My mother’s garage is where I left my photographs. When I visit she complains that her car must hold its breath to squeeze past the stacks on which we once rested our pride like bored elbows on the smooth black surface of a chemistry lab table. Black and white photos white borders no frames singular shots of purpose; one even yielded a prize a trophy for an underachieving artist who prayed on conception. Flattened, shuttled between a portfolio. Italian wallet. Black hardened cardboard straight and taut clenching the yellowed black and yellowed white prints made in darkness while my boyfriend kissed my neck. The shadowed figure, slow speed f-stop low, tight lipped saying nothing.

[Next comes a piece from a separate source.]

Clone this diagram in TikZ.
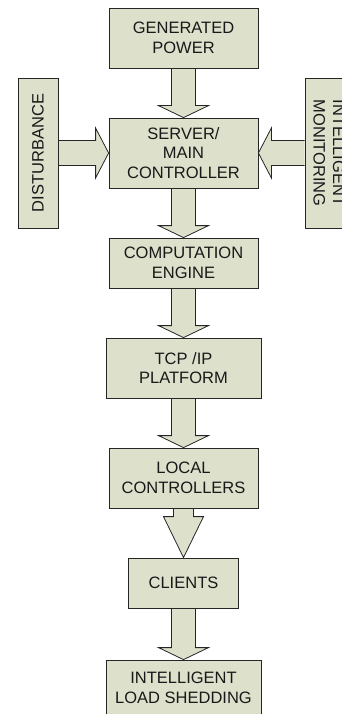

He runs up the stairs of the high school, a penlight of brightness seeps into a window at the apex of the stairs. I caught the motion slowed into haze and shape. Squint and the boy’s hat is there. The light pressed onto the cold hard banister permanently a marker that it was day and he was night.

photographer-vintage

I tried again a dozen times, setting and re-shuttering, posing and burning the imagined outcomes. Failed and amateur studies of a green artichoke spilling off a chrome platter, tickled by peppercorns of black and white, a play on color, no color. Green without color is grey and the leaves look like rotted bark. Or the slinky girl half-dressed slung across velvet red, I backlighted her frizz and begged out her sultriness. Puckered lips and half-lowered violet lids; a portrait of a lady appears blandly. Or the side of the government building, tilted wrong even for an artist’s eye or the smashed window, its center exploded; ripples of glass worms, an insect’s feelers strung out in a perfectly damaged circle or the fountains in front of Caesars Palace at night, slow and blurred and terribly terribly dull or the desert a long idle landscape stretched to the edges glittering with a light here and there, sequins on a blanket in a dark room. I was kidding my chemicals and so I quit this deceitful grasping at images caught like fresh fish not yet in the boat. I was lucky then. My eye closed over the Yashica tight on a tripod I trusted it to dig past mere particles and slap the cheek at 1/60th of a second. A mark was left behind a handprint embossed on paper with my fingerprints.